Vicino a Porta Venezia si sono registrate tensioni quando sfilavano la Brigata ebraica e alcune associazioni con le insegne della Nato: “Fuori l’Italia dalla Nato” e “Intifada fino alla vittoria”, hanno gridato alcuni militanti dei centri sociali, debitamente controllati dalle forze dell’ordine.

Dal palco in Piazza Duomo, ha parlato il presidente dell’Anpi, Gianfranco Pagliarulo. “Un grave errore”, ha detto, contestare il Pd. Poi ha tentato di smorzare le polemiche nate per via delle sue posizioni ritenute filo-russe e per la contrarietà alle forniture di armi alle forze ucraine. “Condanniamo senza se e senza ma l’invasione da parte dell’esercito di Putin e affermiamo che l’Ucraina ha il dovere e il diritto morale e giuridico di difendersi”, ha precisato. “Bisogna evitare che su singoli fatti si perda la bussola di una posizione unitaria”, ha affermato Pagliarulo precisando di non aver mai considerato le dimissioni.

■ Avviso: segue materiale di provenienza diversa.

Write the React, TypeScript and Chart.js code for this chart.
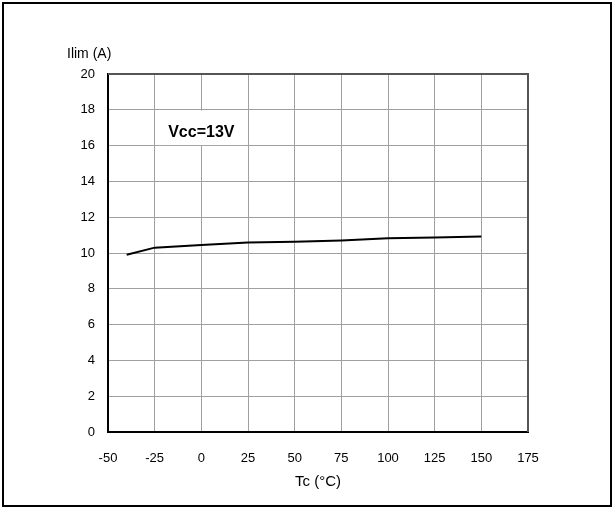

Ma in precedenza il segretario della Cgil, Maurizio Landini, aveva nuovamente criticato l’invio di armi a Kiev, fischiato per questo dagli ucraini e dai filoatlantisti: “Non sono d’accordo che la risposta” al confitto in Europa orientale sia “quella di riarmare tutto il mondo”, ha detto Landini.

Tensioni anche a Reggio Emilia

Tensione anche a Reggio Emilia dove alcuni attivisti di +Europa e Italia Viva con bandiere europee, dell’Ucraina e degli Stati Uniti sarebbero stati oggetto di insulti e successivamente esortati dalle forze dell’ordine ad allontanarsi, tra cori contro l’Alleanza Atlantica. Anche a Marzabotto, luogo della strage nazista del ’44, si è voluto commemorare la Resistenza. Era presente il presidente della Camera Roberto Fico. Che ha lodato la scelta “coraggiosa e importante” dell’Italia di mandare armi a Kiev e la volontà “di essere una comunità che costruisce la pace”. Durante la manifestazione è stata letta una lettera di Liliana Segre, secondo la quale anche in Ucraina “resistere è necessario ed è un dovere”.